++++ Material provided ++++

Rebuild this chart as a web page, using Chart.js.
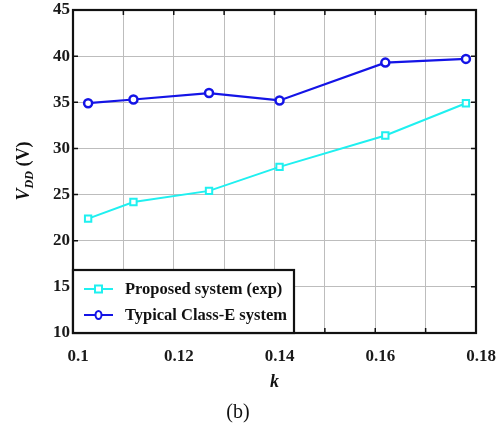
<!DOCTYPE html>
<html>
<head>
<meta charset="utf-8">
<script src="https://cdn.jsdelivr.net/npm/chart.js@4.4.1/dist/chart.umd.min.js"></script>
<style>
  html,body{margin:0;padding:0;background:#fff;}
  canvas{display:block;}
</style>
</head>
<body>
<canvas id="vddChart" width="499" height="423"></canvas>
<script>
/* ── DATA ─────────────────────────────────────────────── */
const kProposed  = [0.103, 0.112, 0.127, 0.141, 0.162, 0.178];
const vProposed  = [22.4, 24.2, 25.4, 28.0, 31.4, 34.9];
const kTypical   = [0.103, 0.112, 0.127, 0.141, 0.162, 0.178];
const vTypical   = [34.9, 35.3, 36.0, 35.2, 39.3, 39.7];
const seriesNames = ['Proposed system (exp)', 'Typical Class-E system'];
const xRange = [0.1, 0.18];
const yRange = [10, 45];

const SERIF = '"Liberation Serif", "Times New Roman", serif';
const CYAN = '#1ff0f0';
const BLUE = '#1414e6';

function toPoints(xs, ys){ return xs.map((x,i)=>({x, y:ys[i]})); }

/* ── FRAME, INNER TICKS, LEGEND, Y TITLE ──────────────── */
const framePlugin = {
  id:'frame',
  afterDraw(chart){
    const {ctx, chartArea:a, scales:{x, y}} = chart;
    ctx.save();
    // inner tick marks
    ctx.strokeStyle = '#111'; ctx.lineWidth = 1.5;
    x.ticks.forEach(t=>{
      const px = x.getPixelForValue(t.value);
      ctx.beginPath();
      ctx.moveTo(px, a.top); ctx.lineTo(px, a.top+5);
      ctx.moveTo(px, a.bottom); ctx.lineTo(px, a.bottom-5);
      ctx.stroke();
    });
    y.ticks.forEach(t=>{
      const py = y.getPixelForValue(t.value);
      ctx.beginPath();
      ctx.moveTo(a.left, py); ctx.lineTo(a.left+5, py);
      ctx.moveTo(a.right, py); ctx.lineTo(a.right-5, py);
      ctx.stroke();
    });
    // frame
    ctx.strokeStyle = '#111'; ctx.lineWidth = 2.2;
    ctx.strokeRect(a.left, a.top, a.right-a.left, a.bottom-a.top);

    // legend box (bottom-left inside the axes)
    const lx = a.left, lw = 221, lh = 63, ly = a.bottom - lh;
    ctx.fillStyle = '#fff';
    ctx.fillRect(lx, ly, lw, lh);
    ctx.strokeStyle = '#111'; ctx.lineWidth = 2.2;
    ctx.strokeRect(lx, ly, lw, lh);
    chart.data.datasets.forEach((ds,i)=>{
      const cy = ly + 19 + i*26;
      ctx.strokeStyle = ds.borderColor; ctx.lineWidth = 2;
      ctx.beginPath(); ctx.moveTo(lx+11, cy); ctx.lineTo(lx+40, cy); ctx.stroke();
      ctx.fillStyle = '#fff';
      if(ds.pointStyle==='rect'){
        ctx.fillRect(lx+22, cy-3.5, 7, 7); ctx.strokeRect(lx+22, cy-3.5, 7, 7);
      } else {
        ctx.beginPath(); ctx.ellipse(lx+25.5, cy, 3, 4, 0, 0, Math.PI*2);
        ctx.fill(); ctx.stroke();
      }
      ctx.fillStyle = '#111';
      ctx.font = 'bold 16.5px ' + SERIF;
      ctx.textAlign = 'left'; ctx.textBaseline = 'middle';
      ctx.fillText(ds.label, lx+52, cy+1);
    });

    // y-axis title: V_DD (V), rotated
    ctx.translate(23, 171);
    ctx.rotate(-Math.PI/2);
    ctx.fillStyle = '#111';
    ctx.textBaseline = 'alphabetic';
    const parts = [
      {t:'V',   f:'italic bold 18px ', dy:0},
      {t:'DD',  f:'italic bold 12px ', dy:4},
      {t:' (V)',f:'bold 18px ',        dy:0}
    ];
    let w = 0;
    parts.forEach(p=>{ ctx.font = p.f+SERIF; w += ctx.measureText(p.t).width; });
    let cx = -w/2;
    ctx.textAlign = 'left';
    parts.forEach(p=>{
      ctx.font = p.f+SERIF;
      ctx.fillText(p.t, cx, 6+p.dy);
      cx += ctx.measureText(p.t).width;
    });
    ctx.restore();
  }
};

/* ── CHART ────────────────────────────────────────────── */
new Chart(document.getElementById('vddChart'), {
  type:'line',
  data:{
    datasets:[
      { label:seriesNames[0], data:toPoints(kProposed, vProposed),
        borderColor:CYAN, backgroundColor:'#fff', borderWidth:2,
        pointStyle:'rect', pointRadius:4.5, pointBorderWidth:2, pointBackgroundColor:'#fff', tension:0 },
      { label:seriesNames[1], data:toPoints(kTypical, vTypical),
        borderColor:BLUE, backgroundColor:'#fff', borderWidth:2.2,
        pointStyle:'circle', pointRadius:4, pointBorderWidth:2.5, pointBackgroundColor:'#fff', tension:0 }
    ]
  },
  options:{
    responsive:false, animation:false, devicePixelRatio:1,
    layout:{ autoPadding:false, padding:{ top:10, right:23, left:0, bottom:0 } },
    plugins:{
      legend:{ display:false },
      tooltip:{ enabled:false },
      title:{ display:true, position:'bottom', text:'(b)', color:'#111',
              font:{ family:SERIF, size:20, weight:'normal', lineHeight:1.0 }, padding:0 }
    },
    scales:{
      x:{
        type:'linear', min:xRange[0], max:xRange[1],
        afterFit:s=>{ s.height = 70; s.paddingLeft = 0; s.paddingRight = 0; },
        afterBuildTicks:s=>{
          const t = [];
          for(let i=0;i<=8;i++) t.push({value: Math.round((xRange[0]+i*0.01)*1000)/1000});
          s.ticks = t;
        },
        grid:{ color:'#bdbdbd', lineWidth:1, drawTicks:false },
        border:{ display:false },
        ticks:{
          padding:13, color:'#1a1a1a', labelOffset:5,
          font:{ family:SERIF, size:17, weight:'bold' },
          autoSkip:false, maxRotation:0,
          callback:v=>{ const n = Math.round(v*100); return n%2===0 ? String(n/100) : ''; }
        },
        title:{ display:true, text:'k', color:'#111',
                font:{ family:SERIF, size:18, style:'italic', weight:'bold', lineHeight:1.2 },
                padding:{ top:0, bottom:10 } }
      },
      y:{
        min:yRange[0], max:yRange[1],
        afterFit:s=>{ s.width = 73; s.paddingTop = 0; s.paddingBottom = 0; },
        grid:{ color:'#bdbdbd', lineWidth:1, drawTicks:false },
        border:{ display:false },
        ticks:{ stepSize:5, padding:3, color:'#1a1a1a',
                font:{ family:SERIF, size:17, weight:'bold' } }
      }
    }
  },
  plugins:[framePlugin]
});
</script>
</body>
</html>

++++

Quote every line word for word and keep the images out of the copy.

• Exercise answer
Rebuild this chart as a web page, using Chart.js.
<!DOCTYPE html>
<html>
<head>
<meta charset="utf-8">
<script src="https://cdn.jsdelivr.net/npm/chart.js@4.4.1/dist/chart.umd.min.js"></script>
<style>
  html,body{margin:0;padding:0;background:#fff;}
  canvas{display:block;}
</style>
</head>
<body>
<canvas id="vddChart" width="499" height="423"></canvas>
<script>
/* ── DATA ─────────────────────────────────────────────── */
const kProposed  = [0.103, 0.112, 0.127, 0.141, 0.162, 0.178];
const vProposed  = [22.4, 24.2, 25.4, 28.0, 31.4, 34.9];
const kTypical   = [0.103, 0.112, 0.127, 0.141, 0.162, 0.178];
const vTypical   = [34.9, 35.3, 36.0, 35.2, 39.3, 39.7];
const seriesNames = ['Proposed system (exp)', 'Typical Class-E system'];
const xRange = [0.1, 0.18];
const yRange = [10, 45];

const SERIF = '"Liberation Serif", "Times New Roman", serif';
const CYAN = '#1ff0f0';
const BLUE = '#1414e6';

function toPoints(xs, ys){ return xs.map((x,i)=>({x, y:ys[i]})); }

/* ── FRAME, INNER TICKS, LEGEND, Y TITLE ──────────────── */
const framePlugin = {
  id:'frame',
  afterDraw(chart){
    const {ctx, chartArea:a, scales:{x, y}} = chart;
    ctx.save();
    // inner tick marks
    ctx.strokeStyle = '#111'; ctx.lineWidth = 1.5;
    x.ticks.forEach(t=>{
      const px = x.getPixelForValue(t.value);
      ctx.beginPath();
      ctx.moveTo(px, a.top); ctx.lineTo(px, a.top+5);
      ctx.moveTo(px, a.bottom); ctx.lineTo(px, a.bottom-5);
      ctx.stroke();
    });
    y.ticks.forEach(t=>{
      const py = y.getPixelForValue(t.value);
      ctx.beginPath();
      ctx.moveTo(a.left, py); ctx.lineTo(a.left+5, py);
      ctx.moveTo(a.right, py); ctx.lineTo(a.right-5, py);
      ctx.stroke();
    });
    // frame
    ctx.strokeStyle = '#111'; ctx.lineWidth = 2.2;
    ctx.strokeRect(a.left, a.top, a.right-a.left, a.bottom-a.top);

    // legend box (bottom-left inside the axes)
    const lx = a.left, lw = 221, lh = 63, ly = a.bottom - lh;
    ctx.fillStyle = '#fff';
    ctx.fillRect(lx, ly, lw, lh);
    ctx.strokeStyle = '#111'; ctx.lineWidth = 2.2;
    ctx.strokeRect(lx, ly, lw, lh);
    chart.data.datasets.forEach((ds,i)=>{
      const cy = ly + 19 + i*26;
      ctx.strokeStyle = ds.borderColor; ctx.lineWidth = 2;
      ctx.beginPath(); ctx.moveTo(lx+11, cy); ctx.lineTo(lx+40, cy); ctx.stroke();
      ctx.fillStyle = '#fff';
      if(ds.pointStyle==='rect'){
        ctx.fillRect(lx+22, cy-3.5, 7, 7); ctx.strokeRect(lx+22, cy-3.5, 7, 7);
      } else {
        ctx.beginPath(); ctx.ellipse(lx+25.5, cy, 3, 4, 0, 0, Math.PI*2);
        ctx.fill(); ctx.stroke();
      }
      ctx.fillStyle = '#111';
      ctx.font = 'bold 16.5px ' + SERIF;
      ctx.textAlign = 'left'; ctx.textBaseline = 'middle';
      ctx.fillText(ds.label, lx+52, cy+1);
    });

    // y-axis title: V_DD (V), rotated
    ctx.translate(23, 171);
    ctx.rotate(-Math.PI/2);
    ctx.fillStyle = '#111';
    ctx.textBaseline = 'alphabetic';
    const parts = [
      {t:'V',   f:'italic bold 18px ', dy:0},
      {t:'DD',  f:'italic bold 12px ', dy:4},
      {t:' (V)',f:'bold 18px ',        dy:0}
    ];
    let w = 0;
    parts.forEach(p=>{ ctx.font = p.f+SERIF; w += ctx.measureText(p.t).width; });
    let cx = -w/2;
    ctx.textAlign = 'left';
    parts.forEach(p=>{
      ctx.font = p.f+SERIF;
      ctx.fillText(p.t, cx, 6+p.dy);
      cx += ctx.measureText(p.t).width;
    });
    ctx.restore();
  }
};

/* ── CHART ────────────────────────────────────────────── */
new Chart(document.getElementById('vddChart'), {
  type:'line',
  data:{
    datasets:[
      { label:seriesNames[0], data:toPoints(kProposed, vProposed),
        borderColor:CYAN, backgroundColor:'#fff', borderWidth:2,
        pointStyle:'rect', pointRadius:4.5, pointBorderWidth:2, pointBackgroundColor:'#fff', tension:0 },
      { label:seriesNames[1], data:toPoints(kTypical, vTypical),
        borderColor:BLUE, backgroundColor:'#fff', borderWidth:2.2,
        pointStyle:'circle', pointRadius:4, pointBorderWidth:2.5, pointBackgroundColor:'#fff', tension:0 }
    ]
  },
  options:{
    responsive:false, animation:false, devicePixelRatio:1,
    layout:{ autoPadding:false, padding:{ top:10, right:23, left:0, bottom:0 } },
    plugins:{
      legend:{ display:false },
      tooltip:{ enabled:false },
      title:{ display:true, position:'bottom', text:'(b)', color:'#111',
              font:{ family:SERIF, size:20, weight:'normal', lineHeight:1.0 }, padding:0 }
    },
    scales:{
      x:{
        type:'linear', min:xRange[0], max:xRange[1],
        afterFit:s=>{ s.height = 70; s.paddingLeft = 0; s.paddingRight = 0; },
        afterBuildTicks:s=>{
          const t = [];
          for(let i=0;i<=8;i++) t.push({value: Math.round((xRange[0]+i*0.01)*1000)/1000});
          s.ticks = t;
        },
        grid:{ color:'#bdbdbd', lineWidth:1, drawTicks:false },
        border:{ display:false },
        ticks:{
          padding:13, color:'#1a1a1a', labelOffset:5,
          font:{ family:SERIF, size:17, weight:'bold' },
          autoSkip:false, maxRotation:0,
          callback:v=>{ const n = Math.round(v*100); return n%2===0 ? String(n/100) : ''; }
        },
        title:{ display:true, text:'k', color:'#111',
                font:{ family:SERIF, size:18, style:'italic', weight:'bold', lineHeight:1.2 },
                padding:{ top:0, bottom:10 } }
      },
      y:{
        min:yRange[0], max:yRange[1],
        afterFit:s=>{ s.width = 73; s.paddingTop = 0; s.paddingBottom = 0; },
        grid:{ color:'#bdbdbd', lineWidth:1, drawTicks:false },
        border:{ display:false },
        ticks:{ stepSize:5, padding:3, color:'#1a1a1a',
                font:{ family:SERIF, size:17, weight:'bold' } }
      }
    }
  },
  plugins:[framePlugin]
});
</script>
</body>
</html>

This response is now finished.